Retailers with more than seven (7) employees must pay premium pay on the following holidays as follows, although they are not required to obtain a permit:

  • New Year’s Day
  • Columbus Day before 12:00 p.m.
  • Veteran’s Day before 1:00 p.m.
    • 1.5 times the hourly rate
  • Memorial Day
  • Juneteenth Independence Day
  • Independence Day
  • Labor Day
    • January 1, 2021 – 1.2 times the hourly rate
    • January 1, 2022 – 1.1 times the hourly rate
    • January 1, 2023 – 1.0 times the hourly rate

Holidays on which work can be performed without limitations:

  • Martin Luther King Day
  • Patriots’ Day
  • President’s Day
  • Bunker Hill Day
  • Evacuation Day

Non-Retail

Holidays on which work can be performed only with a permit (If the permit is acquired an employee can be required to work and is only entitled to regular pay unless standard overtime or Sunday Blue Laws apply):

  • Christmas
  • Thanksgiving
  • Columbus Day before 12:00 noon
  • Veterans Day before 1:00 p.m.

Holidays on which work can be performed without limitation:

  • New Year’s Day
  • Patriots Day
  • Martin Luther King Day
  • Bunker Hill Day
  • President’s Day
  • Juneteenth Independent Day
  • Columbus Day after 12:00 noon
  • Evacuation Day
  • Veterans Day after 1:00 p.m.

Manufacturing

The non-retail holiday requirements generally apply to manufacturing.

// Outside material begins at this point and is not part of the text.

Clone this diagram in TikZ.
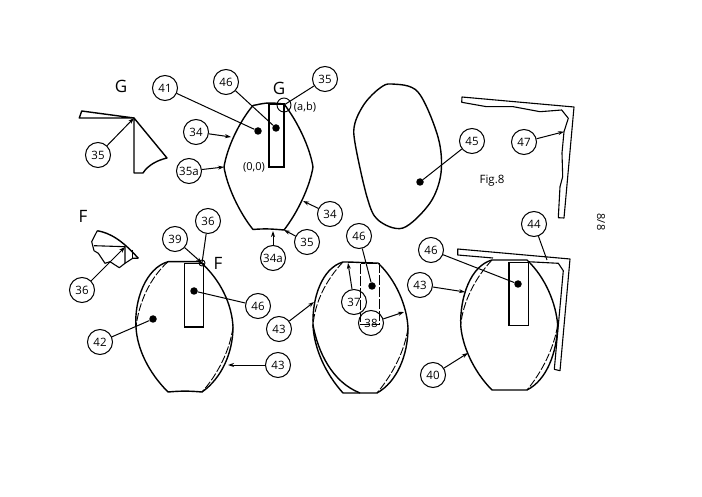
\documentclass[tikz,border=0pt]{standalone}
\usepackage{fontspec}
\setmainfont{Open Sans}
\usetikzlibrary{arrows.meta}
\tikzset{
  x=1pt,y=-1pt,
  tag/.style={circle,draw,line width=1pt,minimum size=25pt,inner sep=0pt,font=\fontsize{11.5}{11.5}\selectfont},
  lead/.style={line width=1pt,-{Stealth[length=6pt,width=4pt]}},
  plain/.style={line width=1pt},
  blob/.style={circle,fill=black,minimum size=7.5pt,inner sep=0pt},
  outline/.style={line width=1.4pt,line join=round},
  ghost/.style={line width=0.9pt,dash pattern=on 8pt off 2pt},
  thinbox/.style={line width=1.2pt},
  lab/.style={inner sep=0pt,font=\fontsize{11}{11}\selectfont},
  big/.style={inner sep=0pt,font=\fontsize{17}{17}\selectfont},
}
\begin{document}
\begin{tikzpicture}
\useasboundingbox (0,0) rectangle (702,497);
\fill[white] (0,0) rectangle (702,497);
% ---------- top lens
\draw[outline] (253,105.5) to[out=10,in=180] (270,103) to[out=0,in=175] (284,104)
  .. controls (298,122) and (310,148) .. (313,167)
  .. controls (310,186) and (298,212) .. (284,230)
  to[out=175,in=5] (253,229.5)
  .. controls (239,212) and (227,186) .. (224,167)
  .. controls (227,148) and (239,122) .. (253,105.5);
\draw[thinbox] (269,104) rectangle (284,167);
\node[blob] (d41) at (258,131) {};
\node[blob] (d46a) at (276,128) {};
\coordinate (g34a) at (231,137);
\coordinate (g35a) at (224,167);
\coordinate (g34b) at (303,201);
\coordinate (g34c) at (273,231);
\coordinate (g35b) at (284,230);
\node[circle,draw,line width=0.9pt,minimum size=14pt,inner sep=0pt] (ring) at (284,105) {};
\node[lab] at (305,107) {(a,b)};
\node[lab] at (254,167) {(0,0)};
\node[big] at (121,86) {G};
\node[big] at (279,88) {G};
\node[big] at (83,216) {F};
\node[big] at (218,263) {F};
% ---------- G detail
\draw[outline] (81.7,111) -- (134,118) -- (79.3,118) -- cycle;
\draw[outline] (134,118) -- (134,173) -- (143,173) .. controls (148,165) and (158,160) .. (167,158) -- cycle;
\coordinate (gapex) at (134,118);
% ---------- F detail
\draw[outline] (97.3,230.7) .. controls (110,233) and (122,240) .. (138.3,258.3);
\draw[line width=1.1pt,line join=round] (97.3,230.7) -- (91.7,241.7) -- (94,250.7) -- (98.3,253.3) -- (105,263.3) -- (110,261.7) -- (119.3,267.7) -- (125,263.3) -- (132.7,258.3) -- (138.3,258.3);
\draw[line width=1.1pt] (94,245.7) -- (125,246.7) -- (125,263.3);
\draw[line width=1.1pt] (132.7,250) -- (132.7,258.3);
\coordinate (fapex) at (125,247);
% ---------- lens 42
\draw[outline] (168,261.7) to[out=0,in=180] (200,261.7)
  .. controls (221,280) and (232,305) .. (233,327)
  .. controls (233,352) and (222,378) .. (202,392)
  to[out=175,in=5] (168,392)
  .. controls (148,372) and (137,348) .. (136,327)
  .. controls (134,300) and (146,268) .. (168,261.7);
\draw[ghost] (168,261.7) .. controls (150,278) and (139,302) .. (136,327);
\draw[ghost] (233,327) .. controls (230,350) and (218,374) .. (202,392);
\draw[thinbox] (184.3,263.3) rectangle (203.7,327);
\node[circle,draw,line width=0.9pt,minimum size=6pt,inner sep=0pt] (ring2) at (202,263) {};
\node[blob] (d42) at (153,319) {};
\node[blob] (d46b) at (194,291) {};
\coordinate (g43a) at (228,365);
% ---------- lens middle
\draw[outline] (343,262) to[out=0,in=180] (378,263)
  .. controls (396,280) and (407,306) .. (408,328)
  .. controls (408,355) and (397,382) .. (377,393)
  to[out=180,in=0] (343,393)
  .. controls (325,373) and (314,348) .. (313,325)
  .. controls (312,298) and (322,268) .. (343,262);
\draw[outline] (313,325) .. controls (318,352) and (332,382) .. (360,393);
\draw[ghost] (343,262) .. controls (326,280) and (315,302) .. (313,325);
\draw[ghost] (408,328) .. controls (405,350) and (393,374) .. (377,393);
\draw[line width=1pt,dash pattern=on 10pt off 2pt] (360.7,264) rectangle (379.7,325);
\node[blob] (d46c) at (372,286) {};
\coordinate (g37) at (348,263);
\coordinate (g38) at (404,312);
\coordinate (g43b) at (314,302);
% ---------- lens right
\draw[outline] (492,260) to[out=0,in=180] (527,260)
  .. controls (546,278) and (556,304) .. (557.7,325)
  .. controls (557,352) and (547,380) .. (527,390)
  to[out=180,in=0] (492,390)
  .. controls (474,372) and (462,346) .. (460.7,325)
  .. controls (460,298) and (470,266) .. (492,260);
\draw[ghost] (492,260) .. controls (475,278) and (463,302) .. (460.7,325);
\draw[ghost] (557.7,325) .. controls (554,348) and (542,372) .. (527,390);
\draw[thinbox] (509,262.3) rectangle (528.3,325.3);
\draw[line width=1.1pt,line join=round] (493,258) -- (457.7,255) -- (457.7,249) -- (570,259) -- (560,370.7) -- (554.3,369.3) -- (563.3,270.7) -- (558.3,263.3) -- (528,261.7);
\node[blob] (d46d) at (518,284) {};
\coordinate (g43c) at (465,292);
\coordinate (g40) at (468,353);
\coordinate (g44) at (547,260);
% ---------- shape 45
\draw[outline] plot[smooth cycle,tension=0.55] coordinates {(392,84) (418,92) (438,137) (441,173) (430,203) (403,228) (378,220) (367,197) (355,143) (355,123) (365,103) (380,88)};
\node[blob] (d45) at (420,182) {};
% ---------- bracket 47
\draw[line width=1.1pt,line join=round] (462,97) -- (574,107) -- (564,218) -- (558.3,217.7) -- (560,186.7) -- (562.7,176.7) -- (562,153) -- (564,131.7) -- (568.3,118.3) -- (561.7,110) -- (540,111.7) -- (513.3,106.7) -- (486.7,106.7) -- (461.7,102.3) -- cycle;
\coordinate (g47) at (564,131.7);
\node[inner sep=0pt,font=\fontsize{11.5}{11.5}\selectfont] at (492,181) {Fig.8};
\node[inner sep=0pt,font=\fontsize{11}{11}\selectfont,rotate=-90] at (601,222) {8/8};
% ---------- tags
\node[tag] (t41) at (165,88) {41};
\node[tag] (t46a) at (226,82) {46};
\node[tag] (t35a) at (325,79) {35};
\node[tag] (t35g) at (98,155) {35};
\node[tag] (t34a) at (196,132) {34};
\node[tag] (t35s) at (189,171) {35a};
\node[tag] (t34b) at (330,214) {34};
\node[tag] (t35b) at (307,242) {35};
\node[tag] (t34s) at (273,258) {34a};
\node[tag] (t45) at (472,141) {45};
\node[tag] (t47) at (524,142) {47};
\node[tag] (t44) at (534,224) {44};
\node[tag] (t36f) at (82,290) {36};
\node[tag] (t39) at (175,239) {39};
\node[tag] (t36) at (208,221) {36};
\node[tag] (t42) at (100,342) {42};
\node[tag] (t46b) at (258,306) {46};
\node[tag] (t43a) at (278,365) {43};
\node[tag] (t46c) at (359,236) {46};
\node[tag] (t37) at (354,302) {37};
\node[tag] (t38) at (371,323) {38};
\node[tag] (t43b) at (279,329) {43};
\node[tag] (t46d) at (431,250) {46};
\node[tag] (t43c) at (420,285) {43};
\node[tag] (t40) at (433,375) {40};
% ---------- leaders
\draw[plain] (t41) -- (d41);
\draw[plain] (t46a) -- (d46a);
\draw[plain] (t35a) -- (ring.center);
\draw[lead] (t35g) -- (gapex);
\draw[lead] (t34a) -- (g34a);
\draw[lead] (t35s) -- (g35a);
\draw[lead] (t34b) -- (g34b);
\draw[lead] (t35b) -- (g35b);
\draw[lead] (t34s) -- (g34c);
\draw[plain] (t45) -- (d45);
\draw[lead] (t47) -- (g47);
\draw[plain] (t44) -- (g44);
\draw[lead] (t36f) -- (fapex);
\draw[lead] (t39) -- (ring2.center);
\draw[plain] (t36) -- (ring2.center);
\draw[plain] (t42) -- (d42);
\draw[plain] (t46b) -- (d46b);
\draw[lead] (t43a) -- (g43a);
\draw[plain] (t46c) -- (d46c);
\draw[lead] (t37) -- (g37);
\draw[lead] (t38) -- (g38);
\draw[lead] (t43b) -- (g43b);
\draw[plain] (t46d) -- (d46d);
\draw[lead] (t43c) -- (g43c);
\draw[lead] (t40) -- (g40);
\end{tikzpicture}
\end{document}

However, although manufacturers may lawfully stay open on legal holidays with the proper permits, employees cannot be required to work on those days, but instead must be given the option to work or not, except in very limited circumstances where the work being performed:

  • is absolutely necessary and
  • the enterprise requires continuous operation. Otherwise work must be voluntary.